We had the opportunity to talk to Hilary Ohlwein from Electroswitch, the manufacturer of, among other things, pickup selector switches for Fender guitars. As electrical engineers who are interested in electronics, we know that the right switch for your project makes a big difference. It was fascinating to hear the efforts that the Electroswitch team puts into making sure their buyers are happy. Here's a transcript of our conversation with Hilary.
Hilary Ohlwein: Vendors are using our pickup selector switches - Gibson using the JT toggles in their custom shop, Boeing using my indicators all over the plane, under the plane. You're going to see our toggles used on night vision goggles. We're in the air, we're in cars, we're in your speakers. What makes Electroswitch so cool is that we're a large company but we're intimate and personal enough with our customers to develop custom parts for pretty much everyone.

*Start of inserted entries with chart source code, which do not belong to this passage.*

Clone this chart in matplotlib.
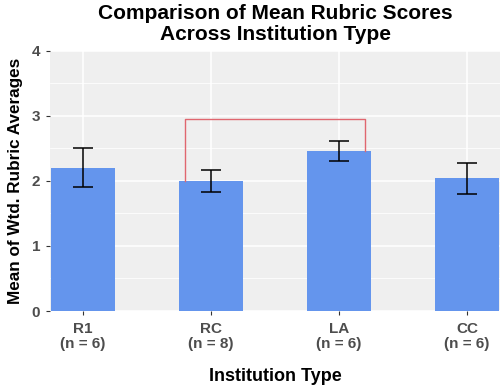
import matplotlib
matplotlib.use("Agg")
import matplotlib.pyplot as plt
import numpy as np

plt.rcParams["font.family"] = ["Liberation Sans", "DejaVu Sans"]

categories = ["R1", "RC", "LA", "CC"]
n_counts = [6, 8, 6, 6]
means = [2.20, 2.00, 2.46, 2.04]
errors = [0.30, 0.17, 0.16, 0.24]
bracket_pair = (1, 2)
bracket_height = 2.96

x = np.arange(len(categories))
tick_labels = [f"{c}\n(n = {n})" for c, n in zip(categories, n_counts)]

fig = plt.figure(figsize=(5.0, 3.86), dpi=100)
ax = fig.add_axes([0.1, 0.1943, 0.9, 0.6736])

ax.set_facecolor("#EFEFEF")
ax.bar(x, means, width=0.5, color="#6495ED", zorder=3)

# error bars with caps
cap = 0.075
ax.vlines(x, np.array(means) - errors, np.array(means) + errors,
          color="black", lw=1.1, zorder=4)
ax.hlines(np.array(means) - errors, x - cap, x + cap, color="black", lw=1.1, zorder=4)
ax.hlines(np.array(means) + errors, x - cap, x + cap, color="black", lw=1.1, zorder=4)

# significance bracket
a, b = bracket_pair
xa, xb = x[a] - 0.2, x[b] + 0.2
ax.plot([xa, xa, xb, xb], [means[a], bracket_height, bracket_height, means[b]],
        color="#E0666F", lw=1.0, zorder=5)

ax.set_xlim(-0.258, 3.258)
ax.set_ylim(0, 4)
ax.set_yticks([0, 1, 2, 3, 4])
ax.set_yticks([0.5, 1.5, 2.5, 3.5], minor=True)
ax.set_xticks(x)
ax.set_xticklabels(tick_labels, linespacing=1.1)

ax.grid(which="major", color="white", lw=1.1, zorder=0)
ax.grid(which="minor", axis="y", color="white", lw=0.55, zorder=0)
ax.set_axisbelow(True)
for s in ax.spines.values():
    s.set_visible(False)

ax.tick_params(axis="both", which="major", length=3, width=0.8, color="#333333",
               labelcolor="#4D4D4D", labelsize=11, pad=4)
ax.tick_params(axis="x", which="major", pad=5)
ax.tick_params(axis="both", which="minor", length=0)
for lab in ax.get_xticklabels() + ax.get_yticklabels():
    lab.set_fontweight("bold")

ax.set_xlabel("Institution Type", fontsize=13, fontweight="bold", labelpad=12)
ax.set_ylabel("Mean of Wtd. Rubric Averages", fontsize=12.3, fontweight="bold", labelpad=6)
ax.set_title("Comparison of Mean Rubric Scores\nAcross Institution Type",
             fontsize=15, fontweight="bold", pad=8, linespacing=1.12)

fig.savefig("out.png", dpi=100)
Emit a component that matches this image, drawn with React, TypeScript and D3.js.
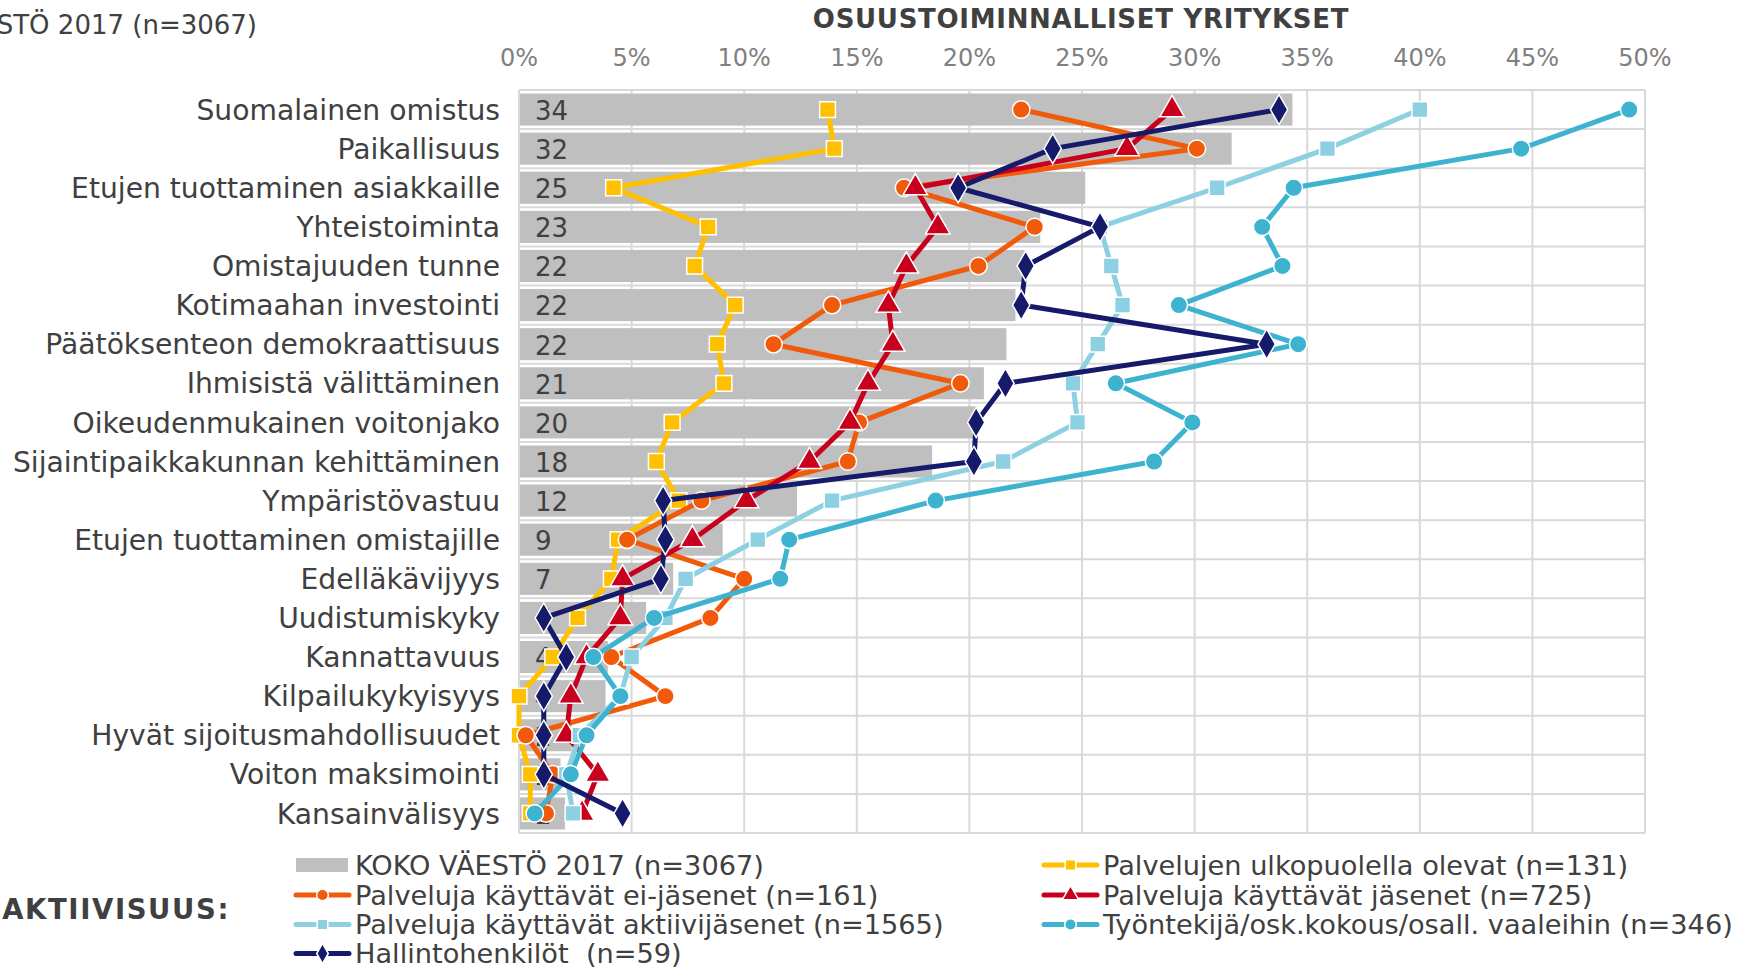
import React from "react";
import * as d3 from "d3";

const categories = [
  "Suomalainen omistus",
  "Paikallisuus",
  "Etujen tuottaminen asiakkaille",
  "Yhteistoiminta",
  "Omistajuuden tunne",
  "Kotimaahan investointi",
  "Päätöksenteon demokraattisuus",
  "Ihmisistä välittäminen",
  "Oikeudenmukainen voitonjako",
  "Sijaintipaikkakunnan kehittäminen",
  "Ympäristövastuu",
  "Etujen tuottaminen omistajille",
  "Edelläkävijyys",
  "Uudistumiskyky",
  "Kannattavuus",
  "Kilpailukykyisyys",
  "Hyvät sijoitusmahdollisuudet",
  "Voiton maksimointi",
  "Kansainvälisyys",
];

const kokoVaesto = [34.3, 31.6, 25.1, 23.1, 22.4, 22.0, 21.6, 20.6, 20.3, 18.3, 12.3, 9.0, 6.8, 5.6, 3.9, 3.8, 2.3, 1.8, 2.0];
const ulkopuolella = [13.7, 14.0, 4.2, 8.4, 7.8, 9.6, 8.8, 9.1, 6.8, 6.1, 7.1, 4.4, 4.1, 2.6, 1.5, 0.0, 0.0, 0.5, 0.5];
const eiJasenet = [22.3, 30.1, 17.1, 22.9, 20.4, 13.9, 11.3, 19.6, 15.1, 14.6, 8.1, 4.8, 10.0, 8.5, 4.1, 6.5, 0.3, 1.5, 1.2];
const jasenet = [29.0, 27.0, 17.6, 18.6, 17.2, 16.4, 16.6, 15.5, 14.7, 12.9, 10.1, 7.7, 4.6, 4.5, 3.0, 2.3, 2.1, 3.5, 2.8];
const aktiivit = [40.0, 35.9, 31.0, 25.8, 26.3, 26.8, 25.7, 24.6, 24.8, 21.5, 13.9, 10.6, 7.4, 6.5, 5.0, 4.5, 2.7, 2.1, 2.4];
const tyontekija = [49.3, 44.5, 34.4, 33.0, 33.9, 29.3, 34.6, 26.5, 29.9, 28.2, 18.5, 12.0, 11.6, 6.0, 3.3, 4.5, 3.0, 2.3, 0.7];
const hallinto = [33.75, 23.7, 19.5, 25.8, 22.5, 22.3, 33.2, 21.6, 20.3, 20.2, 6.4, 6.5, 6.3, 1.1, 2.1, 1.1, 1.1, 1.1, 4.6];

const xTicks = [0, 5, 10, 15, 20, 25, 30, 35, 40, 45, 50];

const series = [
  { name: "Palvelujen ulkopuolella olevat (n=131)", values: ulkopuolella, color: "#ffc000", symbol: d3.symbolSquare, size: 250, col: 1, row: 0 },
  { name: "Palveluja käyttävät ei-jäsenet (n=161)", values: eiJasenet, color: "#f05a0a", symbol: d3.symbolCircle, size: 240, col: 0, row: 1 },
  { name: "Palveluja käyttävät jäsenet (n=725)", values: jasenet, color: "#c8001e", symbol: d3.symbolTriangle, size: 260, col: 1, row: 1 },
  { name: "Palveluja käyttävät aktiivijäsenet (n=1565)", values: aktiivit, color: "#8dd0e1", symbol: d3.symbolSquare, size: 250, col: 0, row: 2 },
  { name: "Työntekijä/osk.kokous/osall. vaaleihin (n=346)", values: tyontekija, color: "#3db3d0", symbol: d3.symbolCircle, size: 240, col: 1, row: 2 },
  { name: "Hallintohenkilöt  (n=59)", values: hallinto, color: "#161a6a", symbol: d3.symbolDiamond, size: 260, col: 0, row: 3 },
];

const W = 1739;
const H = 968;
const plot = { left: 519, right: 1645, top: 90, bottom: 833 };
const FONT = "DejaVu Sans, Verdana, sans-serif";
const TEXT = "#404040";
const GRID = "#d9d9d9";

export default function App() {
  const x = d3.scaleLinear().domain([0, 50]).range([plot.left, plot.right]);
  const y = d3.scaleBand<string>().domain(categories).range([plot.top, plot.bottom]).paddingInner(0.18).paddingOuter(0.09);
  const step = (plot.bottom - plot.top) / categories.length;
  const yc = (i: number) => plot.top + step * (i + 0.5);
  const line = d3
    .line<number>()
    .x((d) => x(d))
    .y((_, i) => yc(i));

  const legendCols = [294, 1042];
  const legendRows = [865, 895, 924.5, 953.5];

  return (
    <svg width={W} height={H} style={{ position: "absolute", left: 0, top: 0, background: "#fff" }} fontFamily={FONT}>
      <rect x={0} y={0} width={W} height={H} fill="#fff" />
      {/* titles */}
      <text x={1081} y={28} textAnchor="middle" fontSize={26} fontWeight="bold" fill={TEXT} letterSpacing={0.7}>
        OSUUSTOIMINNALLISET YRITYKSET
      </text>
      <text x={257} y={34} textAnchor="end" fontSize={26} fill={TEXT}>
        KOKO VÄESTÖ 2017 (n=3067)
      </text>
      {/* x tick labels */}
      {xTicks.map((t) => (
        <text key={"t" + t} x={x(t)} y={66} textAnchor="middle" fontSize={24} fill="#808080">
          {t + "%"}
        </text>
      ))}
      {/* horizontal grid at band boundaries */}
      {d3.range(categories.length + 1).map((i) => (
        <line key={"h" + i} x1={plot.left} x2={plot.right} y1={plot.top + step * i} y2={plot.top + step * i} stroke={GRID} strokeWidth={2} />
      ))}
      {/* vertical grid */}
      {xTicks.map((t) => (
        <line key={"v" + t} x1={x(t)} x2={x(t)} y1={plot.top} y2={plot.bottom} stroke={GRID} strokeWidth={2} />
      ))}
      {/* bars */}
      {categories.map((c, i) => (
        <rect key={"b" + i} x={x(0) + 1} y={y(c)} width={x(kokoVaesto[i]) - x(0)} height={y.bandwidth()} fill="#bfbfbf" />
      ))}
      {/* category labels */}
      {categories.map((c, i) => (
        <text key={"c" + i} x={500} y={yc(i)} dy="0.36em" textAnchor="end" fontSize={28.2} fill={TEXT}>
          {c}
        </text>
      ))}
      {/* bar value labels */}
      {categories.map((c, i) => (
        <text key={"l" + i} x={x(0) + 16} y={yc(i)} dy="0.4em" textAnchor="start" fontSize={26} fill={TEXT}>
          {d3.format(".0f")(kokoVaesto[i])}
        </text>
      ))}
      {/* series */}
      {series.map((s, si) => (
        <g key={"s" + si}>
          <path d={line(s.values) || ""} fill="none" stroke={s.color} strokeWidth={5} strokeLinejoin="round" />
          {s.values.map((v, i) => (
            <path
              key={i}
              d={d3.symbol().type(s.symbol).size(s.size)() || ""}
              transform={`translate(${x(v)},${yc(i)})`}
              fill={s.color}
              stroke="#fff"
              strokeWidth={1.5}
            />
          ))}
        </g>
      ))}
      {/* legend */}
      <text x={230} y={919} textAnchor="end" fontSize={27.5} fontWeight="bold" fill={TEXT} letterSpacing={1.6}>
        AKTIIVISUUS:
      </text>
      <g>
        <rect x={legendCols[0] + 2} y={legendRows[0] - 7} width={52} height={14} fill="#bfbfbf" />
        <text x={legendCols[0] + 61} y={legendRows[0]} dy="0.36em" fontSize={27.2} fill={TEXT}>
          KOKO VÄESTÖ 2017 (n=3067)
        </text>
      </g>
      {series.map((s, si) => {
        const lx = legendCols[s.col];
        const ly = legendRows[s.row];
        return (
          <g key={"lg" + si}>
            <line x1={lx + 2} x2={lx + 55} y1={ly} y2={ly} stroke={s.color} strokeWidth={5} strokeLinecap="round" />
            <path d={d3.symbol().type(s.symbol).size(s.size * 0.45)() || ""} transform={`translate(${lx + 28.5},${ly})`} fill={s.color} stroke="#fff" strokeWidth={1.5} />
            <text x={lx + 61} y={ly} dy="0.36em" fontSize={27.2} fill={TEXT} style={{ whiteSpace: "pre" }}>
              {s.name}
            </text>
          </g>
        );
      })}
    </svg>
  );
}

We are here for our blade switches for the guitar players. This is how you're going to combine your neck and bridge. It all depends on how you wire it. So the guitar builders, they can wire these things, split coils, do whatever they want, and get really unique sounds all using our same switch. Two years ago, we released the JT1601. We took feedback from the market because we don't want to just come to market with something that's already there. Feedback from Switchcraft's switch was that it was very long. So for shallower guitar bodies, it wouldn't work. So we made a more compact style. It's pre-jumpered with a ground lug so it has no noise, whereas Switchcraft is loud, we got it to be as quiet as possible.
A lot of guys are doing those big toggle switches there. So this is new, black and gold finishes, people like the cosmetics. This is how we're able to compete. We're molding the component parts. We're forming the fabricated metal parts at our Philadelphia plant, dumping them in hoppers, about nine different hoppers and out pops hundreds of finished products. Hands off. It's a really impressive facility and design up there.
We have a catalog with 150,000 catalog part numbers. But what we do on a weekly basis is people call in saying, "I like this. But... you know..." and so we start making adjustments, maybe we change the grease, maybe they want a smoother feel, maybe they want to hear the feedback of a tactical switch, maybe they don't want any clicking. So we'll take that standard product and customize it as best we can, working together to get what they need. Dependability and reliability are really important to us. So we'll sample it three times, you know, however many stages of prototyping your company has to do. Once customers try the product, I encourage them to give feedback. I don't want there to be any doubt that they are totally happy with the product, you know, because that leaves room for my competitors to come in. So we look for feedback on tactical field stuff. But if I go into the project knowing what they're looking for in the first place, we can pretty much hit the nail on the head really early on, and feedback is always positive. I don't know that I've ever sampled a switch that they don't end up buying.